我正在创建一个脚本，它将遍历一个 markdown 文件并从

更新任何图像标签

![Daffy Duck](http://www.nonstick.com/wp-content/uploads/2015/10/Daffy.gif)

到

![Daffy Duck](http://www.nonstick.com/wp-content/uploads/2015/10/Daffy.gif?alt-text="Daffy Duck")

我是Python新手，所以我不确定语法和我的方法，但我目前的想法是创建一个新的空字符串，逐行遍历原始markdown，如果检测到图像标签拼接alt文本到正确的位置并将行添加到新的降价字符串。到目前为止，我的代码如下所示：

import markdown
from markdown.treeprocessors import Treeprocessor
from markdown.extensions import Extension


originalMarkdown = '''
## New Article
Lorem ipsum dolor sit amet, consectetur adipiscing elit. In pretium nunc ligula. Quisque bibendum vel lectus sed pulvinar. Phasellus id magna ac arcu iaculis facilisis. Curabitur tincidunt sed ipsum vel lacinia. Nulla et semper urna. Quisque ultrices hendrerit magna nec tempor. 
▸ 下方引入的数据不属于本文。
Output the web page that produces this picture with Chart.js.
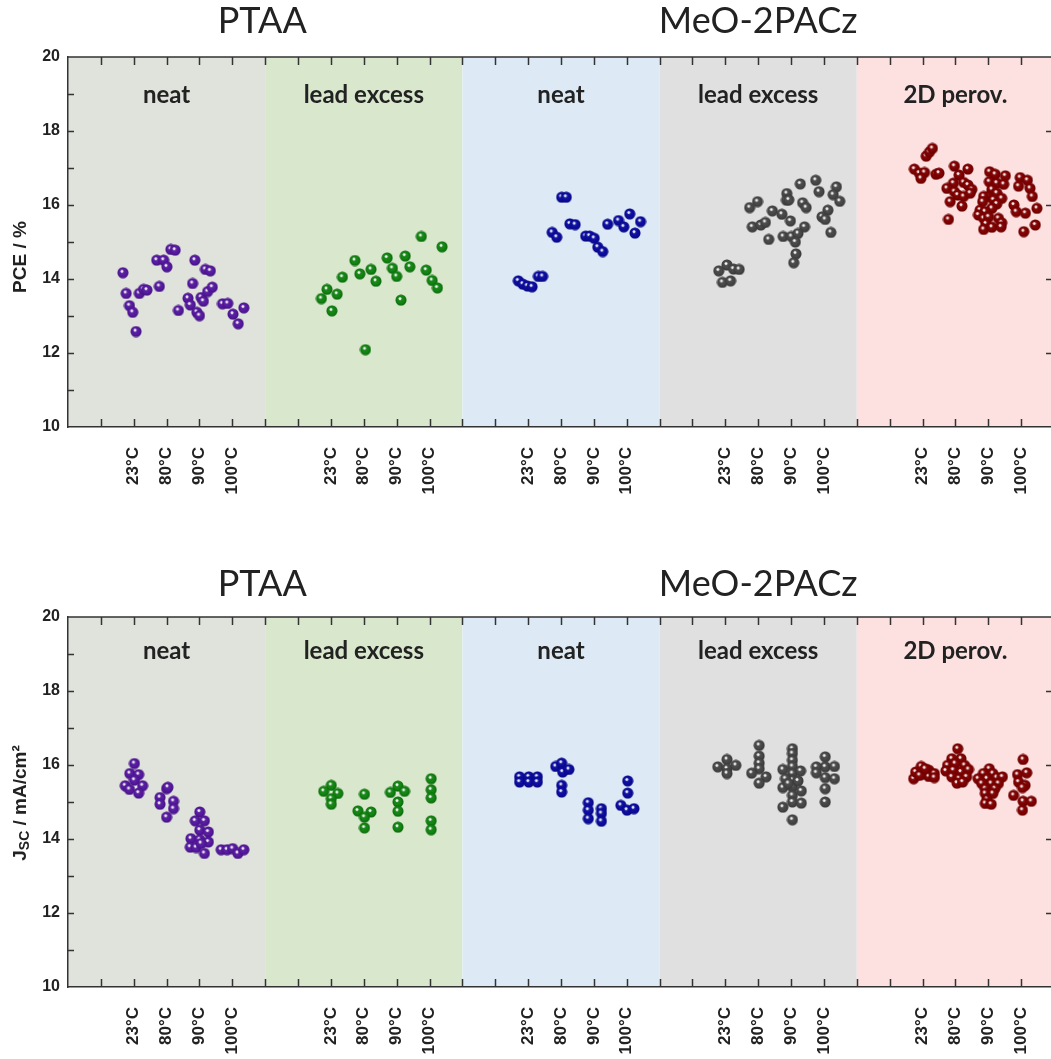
<!DOCTYPE html>
<html>
<head>
<meta charset="utf-8">
<script src="https://cdn.jsdelivr.net/npm/chart.js@4.4.1/dist/chart.umd.min.js"></script>
<style>
html, body { margin: 0; padding: 0; background: #fff; overflow: hidden; width: 1051px; height: 1059px; }
canvas { position: absolute; left: 0; }
#pceChart { top: 0; }
#jscChart { top: 560px; }
</style>
</head>
<body>
<canvas id="pceChart" width="1060" height="500"></canvas>
<canvas id="jscChart" width="1060" height="500"></canvas>
<script>
// categories
const groups = ["neat", "lead excess", "neat", "lead excess", "2D perov."];
const materials = ["PTAA", "MeO-2PACz"];
const tempLabels = ["23°C", "80°C", "90°C", "100°C"];
const bandColors = ["#dfe3dc", "#d9e8cc", "#ddeaf6", "#e0e0e0", "#fde0e0"];
const markerColors = ["#5a1aa8", "#128a12", "#0c0ca8", "#4a4a4a", "#870000"];

// PCE (%) - [x position on axis, value]
const pcePtaaNeat = [[1.67,14.17],[1.77,13.61],[1.87,13.28],[1.97,13.10],[2.07,12.58],[2.17,13.61],[2.30,13.72],[2.40,13.70],
  [2.78,13.80],[2.70,14.51],[2.91,14.51],[3.01,14.33],[3.13,14.80],[3.26,14.78],[3.36,13.15],[3.65,13.48],[3.72,13.30],
  [3.79,13.88],[3.86,14.51],[3.92,13.10],[4.00,13.01],[4.05,13.50],[4.12,13.40],[4.18,14.26],[4.33,14.22],[4.25,13.66],
  [4.39,13.78],[4.70,13.33],[4.86,13.34],[5.02,13.05],[5.18,12.79],[5.35,13.22]];
const pcePtaaLead = [[10.75,15.15],[11.38,14.87],[8.73,14.50],[9.71,14.57],[10.26,14.62],[8.35,14.05],[8.88,14.14],[9.22,14.26],
  [9.87,14.29],[10.40,14.33],[10.90,14.24],[9.37,13.94],[10.00,14.07],[11.08,13.96],[11.24,13.76],[7.88,13.72],[7.71,13.47],
  [8.19,13.59],[8.03,13.14],[10.13,13.43],[9.05,12.09]];
const pceMeoNeat = [[15.02,16.21],[15.16,16.21],[14.73,15.26],[14.87,15.13],[15.27,15.49],[15.43,15.47],[15.75,15.16],[15.87,15.16],
  [16.01,15.10],[16.12,14.86],[16.27,14.74],[16.42,15.48],[16.75,15.58],[16.91,15.41],[17.09,15.76],[17.42,15.55],[17.25,15.24],
  [14.31,14.07],[14.44,14.07],[13.70,13.95],[13.84,13.86],[13.98,13.81],[14.12,13.79]];
const pceMeoLead = [[22.28,16.57],[22.75,16.67],[23.38,16.49],[22.85,16.36],[21.87,16.31],[21.86,16.13],[21.93,16.14],[23.28,16.28],
  [23.48,16.10],[22.35,16.06],[22.46,15.93],[20.98,16.09],[20.74,15.93],[21.43,15.84],[21.72,15.75],[21.98,15.57],[23.12,15.86],
  [22.94,15.68],[23.04,15.61],[20.82,15.41],[21.08,15.46],[21.22,15.53],[22.41,15.41],[21.76,15.15],[22.01,15.15],[22.21,15.23],
  [22.13,15.00],[21.32,15.07],[23.21,15.26],[22.15,14.68],[22.08,14.44],
  [19.80,14.22],[20.05,14.38],[20.25,14.27],[20.42,14.26],[19.91,13.91],[20.16,13.95]];
const pceMeo2D = [[26.11,17.32],[26.21,17.43],[26.30,17.53],[25.75,16.97],[25.90,16.86],[26.06,16.88],[25.95,16.72],[26.41,16.83],
  [26.50,16.86],[26.97,17.05],[27.38,16.97],[27.11,16.81],[26.94,16.59],[26.74,16.45],[27.25,16.61],[27.38,16.54],[27.50,16.42],
  [26.97,16.36],[27.07,16.27],[27.25,16.23],[27.45,16.32],[26.84,16.09],[27.20,15.97],[26.79,15.61],[28.04,16.90],[28.21,16.83],
  [28.52,16.79],[28.03,16.63],[28.26,16.59],[28.47,16.56],[28.11,16.42],[28.26,16.32],[27.99,16.23],[28.16,16.14],[27.86,16.23],
  [27.83,16.09],[28.41,16.18],[28.26,16.03],[28.11,15.91],[27.75,15.86],[27.90,15.82],[27.70,15.73],[27.86,15.64],[28.01,15.68],
  [27.93,15.49],[27.86,15.34],[28.11,15.40],[28.31,15.64],[28.41,15.52],[28.39,15.41],[28.97,16.74],[29.19,16.67],[28.92,16.51],
  [29.27,16.45],[29.34,16.23],[28.78,16.00],[28.85,15.82],[29.13,15.78],[29.48,15.91],[29.43,15.46],[29.08,15.28]];

// Jsc (mA/cm2) - [x position on axis, value]
const jscPtaaNeat = [[2.02,16.04],[1.88,15.77],[2.15,15.74],[2.02,15.59],[1.74,15.44],[1.87,15.34],[2.27,15.44],[2.15,15.24],
  [2.80,15.12],[2.80,14.94],[3.00,15.36],[3.04,15.40],[3.00,14.59],[3.21,15.02],[3.21,14.82],
  [4.01,14.73],[3.87,14.49],[4.15,14.49],[4.01,14.24],[4.27,14.19],[3.74,14.01],[4.01,13.98],[3.72,13.78],[3.90,13.77],
  [4.27,13.92],[4.15,13.61],[4.05,13.88],
  [4.66,13.71],[4.84,13.71],[5.01,13.74],[5.17,13.61],[5.35,13.71]];
const jscPtaaLead = [[8.01,15.45],[7.78,15.29],[8.21,15.23],[8.01,15.09],[8.01,14.94],
  [9.02,15.21],[8.82,14.76],[9.22,14.73],[9.02,14.59],[9.02,14.30],
  [9.81,15.26],[10.04,15.43],[10.24,15.29],[10.04,15.00],[10.04,14.75],[10.04,14.32],
  [11.05,15.63],[11.05,15.33],[11.05,15.11],[11.05,14.49],[11.05,14.25]];
const jscMeoNeat = [[13.74,15.68],[14.02,15.68],[14.28,15.68],[13.74,15.54],[14.02,15.54],[14.28,15.54],
  [14.84,15.96],[15.02,16.05],[15.05,15.81],[15.24,15.88],[15.02,15.45],[15.02,15.27],
  [15.83,14.98],[15.83,14.78],[15.83,14.55],[16.23,14.82],[16.23,14.69],[16.23,14.48],
  [17.03,15.57],[17.03,15.24],[16.82,14.91],[17.01,14.78],[17.22,14.82]];
const jscMeoLead = [[20.05,16.15],[19.77,15.95],[20.05,15.90],[20.32,15.99],[20.05,15.77],
  [21.03,16.53],[21.03,16.24],[21.03,16.05],[21.03,15.90],[20.80,15.78],[21.24,15.68],[21.03,15.51],
  [22.04,16.44],[22.04,16.31],[22.04,16.13],[22.04,15.96],[22.04,15.77],[22.04,15.59],[22.04,15.41],[22.04,15.18],
  [22.04,15.00],[22.04,14.52],[21.75,15.88],[22.29,15.84],[21.83,15.63],[22.21,15.57],[21.75,15.39],[22.31,15.30],
  [21.75,14.86],[22.31,14.97],[21.92,15.50],
  [23.04,16.22],[23.04,15.95],[23.04,15.66],[23.04,15.36],[23.04,15.00],[22.77,15.95],[22.77,15.79],[23.32,15.96],[23.32,15.63]];
const jscMeo2D = [[25.73,15.63],[25.79,15.81],[25.96,15.96],[26.02,15.77],[26.19,15.86],[26.19,15.69],[26.36,15.77],[26.36,15.66],
  [25.91,15.72],[26.08,15.90],
  [27.07,16.44],[26.89,16.17],[27.17,16.17],[26.76,15.99],[26.99,16.04],[27.28,15.99],[26.71,15.84],[26.94,15.86],[27.17,15.81],
  [27.40,15.88],[26.89,15.68],[27.11,15.63],[27.34,15.68],[27.05,15.51],[27.22,15.54],
  [28.03,15.90],[27.85,15.77],[28.14,15.77],[27.69,15.63],[27.96,15.63],[28.26,15.66],[28.43,15.68],[27.80,15.50],[28.09,15.50],
  [28.31,15.50],[27.91,15.36],[28.20,15.36],[27.91,15.23],[28.14,15.23],[27.96,15.07],[27.91,14.96],[28.09,14.94],
  [29.06,16.15],[28.89,15.74],[29.17,15.79],[28.92,15.54],[29.12,15.45],[29.04,15.39],[28.77,15.18],[29.06,15.02],[29.31,15.02],
  [29.04,14.78]];

const FONT = "'Liberation Sans', Arial, sans-serif";
const TITLE_FONT = "Lato, 'Open Sans', sans-serif";

// small shaded ball used as the marker
function sphere(color) {
    const c = document.createElement('canvas');
    c.width = 12; c.height = 12;
    const g = c.getContext('2d');
    g.beginPath();
    g.arc(6, 6, 5.5, 0, Math.PI * 2);
    g.fillStyle = color;
    g.fill();
    const shade = g.createRadialGradient(5, 4.5, 0.5, 6, 6, 6);
    shade.addColorStop(0, 'rgba(255,255,255,0.35)');
    shade.addColorStop(0.5, 'rgba(0,0,0,0)');
    shade.addColorStop(1, 'rgba(0,0,0,0.3)');
    g.fillStyle = shade;
    g.fill();
    g.beginPath();
    g.arc(5, 4.6, 1.4, 0, Math.PI * 2);
    g.fillStyle = 'rgba(255,255,255,0.9)';
    g.fill();
    return c;
}

const framePlugin = {
    id: 'frame',
    beforeDraw(chart) {
        const { ctx, chartArea: a, scales: { x } } = chart;
        ctx.save();
        bandColors.forEach((c, i) => {
            const x0 = x.getPixelForValue(i * 6);
            const x1 = x.getPixelForValue(i * 6 + 6);
            ctx.fillStyle = c;
            ctx.fillRect(x0, a.top, x1 - x0, a.bottom - a.top);
        });
        ctx.restore();
    },
    afterDraw(chart, args, opts) {
        const { ctx, chartArea: a, scales: { x, y } } = chart;
        ctx.save();
        ctx.strokeStyle = '#333';
        ctx.lineWidth = 1.5;
        ctx.beginPath();
        // top frame line
        ctx.moveTo(a.left, a.top);
        ctx.lineTo(a.right, a.top);
        // inward ticks on bottom and top
        for (let v = 1; v < 30; v++) {
            const px = Math.round(x.getPixelForValue(v)) + 0.5;
            ctx.moveTo(px, a.bottom); ctx.lineTo(px, a.bottom - 8);
            ctx.moveTo(px, a.top); ctx.lineTo(px, a.top + 8);
        }
        // left ticks, right ticks
        for (let v = 11; v < 20; v++) {
            const py = Math.round(y.getPixelForValue(v)) + 0.5;
            ctx.moveTo(a.left, py); ctx.lineTo(a.left + 6, py);
            if (v % 2 === 0) { ctx.moveTo(a.right, py); ctx.lineTo(a.right - 8, py); }
        }
        ctx.stroke();

        // group labels inside the bands
        ctx.fillStyle = '#222';
        ctx.font = "bold 24px " + TITLE_FONT;
        ctx.textAlign = 'center';
        ctx.textBaseline = 'alphabetic';
        groups.forEach((g, i) => {
            ctx.fillText(g, x.getPixelForValue(i * 6 + 3), opts.groupY);
        });

        // material titles above
        ctx.font = "36px " + TITLE_FONT;
        ctx.fillText(materials[0], x.getPixelForValue(6) - 3, opts.titleY);
        ctx.fillText(materials[1], x.getPixelForValue(21), opts.titleY);

        // y axis title, with subscript parts
        ctx.translate(21, opts.yTitleCenter);
        ctx.rotate(-Math.PI / 2);
        ctx.textAlign = 'left';
        ctx.textBaseline = 'middle';
        const parts = opts.yTitle;
        let total = 0;
        parts.forEach(p => {
            ctx.font = (p[1] ? "bold 14px " : "bold 19px ") + FONT;
            total += ctx.measureText(p[0]).width;
        });
        let cx = -total / 2;
        parts.forEach(p => {
            ctx.font = (p[1] ? "bold 14px " : "bold 19px ") + FONT;
            ctx.fillText(p[0], cx, p[1] ? 4 : 0);
            cx += ctx.measureText(p[0]).width;
        });
        ctx.restore();
    }
};

function makeChart(canvasId, seriesList, frameOpts) {
    const ctx = document.getElementById(canvasId).getContext("2d");
    return new Chart(ctx, {
        type: 'scatter',
        data: {
            datasets: seriesList.map((s, i) => ({
                data: s.map(p => ({ x: p[0], y: p[1] })),
                pointStyle: sphere(markerColors[i]),
                pointRadius: 6,
                borderWidth: 0,
                backgroundColor: markerColors[i]
            }))
        },
        options: {
            responsive: false,
            animation: false,
            events: [],
            layout: { padding: { top: 57, right: 1, bottom: 0, left: 0 } },
            plugins: {
                legend: { display: false },
                tooltip: { enabled: false },
                frame: frameOpts
            },
            scales: {
                x: {
                    type: 'linear',
                    min: 0,
                    max: 30,
                    grid: { display: false, drawTicks: false },
                    border: { display: true, color: '#333', width: 1.5 },
                    ticks: {
                        stepSize: 1,
                        autoSkip: false,
                        maxRotation: 90,
                        minRotation: 90,
                        padding: 20,
                        color: '#222',
                        font: { family: FONT, size: 17, weight: 'bold' },
                        callback: v => {
                            const k = Math.round(v) % 6;
                            return (k >= 2 && k <= 5) ? tempLabels[k - 2] : '';
                        }
                    },
                    afterFit(s) { s.height = 73; s.paddingLeft = 0; s.paddingRight = 0; }
                },
                y: {
                    min: 10,
                    max: 20,
                    grid: { display: false, drawTicks: false },
                    border: { display: true, color: '#333', width: 1.5 },
                    ticks: {
                        stepSize: 1,
                        padding: 8,
                        color: '#222',
                        font: { family: FONT, size: 16, weight: 'bold' },
                        callback: v => (v % 2 === 0 ? v : '')
                    },
                    afterFit(s) { s.width = 68; s.paddingTop = 0; s.paddingBottom = 0; }
                }
            }
        },
        plugins: [framePlugin]
    });
}

makeChart("pceChart", [pcePtaaNeat, pcePtaaLead, pceMeoNeat, pceMeoLead, pceMeo2D],
    { yTitle: [["PCE / %", false]], yTitleCenter: 257, titleY: 33, groupY: 103 });
makeChart("jscChart", [jscPtaaNeat, jscPtaaLead, jscMeoNeat, jscMeoLead, jscMeo2D],
    { yTitle: [["J", false], ["SC", true], [" / mA/cm²", false]], yTitleCenter: 243, titleY: 36, groupY: 99 });
</script>
</body>
</html>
![Daffy Duck](http://www.nonstick.com/wp-content/uploads/2015/10/Daffy.gif)
Quisque accumsan sem mi. Nunc orci justo, laoreet vel metus nec, interdum euismod ipsum. 
![Bugs Bunny](http://www.nationalnannies.com/wp-content/uploads/2012/03/bugsbunny.png)
 Suspendisse augue odio, pharetra ac erat eget, volutpat ornare velit. Sed ac luctus quam. Sed id mauris erat. Duis lacinia faucibus metus, nec vehicula metus consectetur eu.
'''

updatedMarkdown = ""

# First create the treeprocessor
class AltTextExtractor(Treeprocessor):
    def run(self, doc):
        "Find all alt_text and append to markdown.alt_text. "
        self.markdown.alt_text = []
        for image in doc.findall('.//img'):
         self.markdown.alt_text.append(image.get('alt'))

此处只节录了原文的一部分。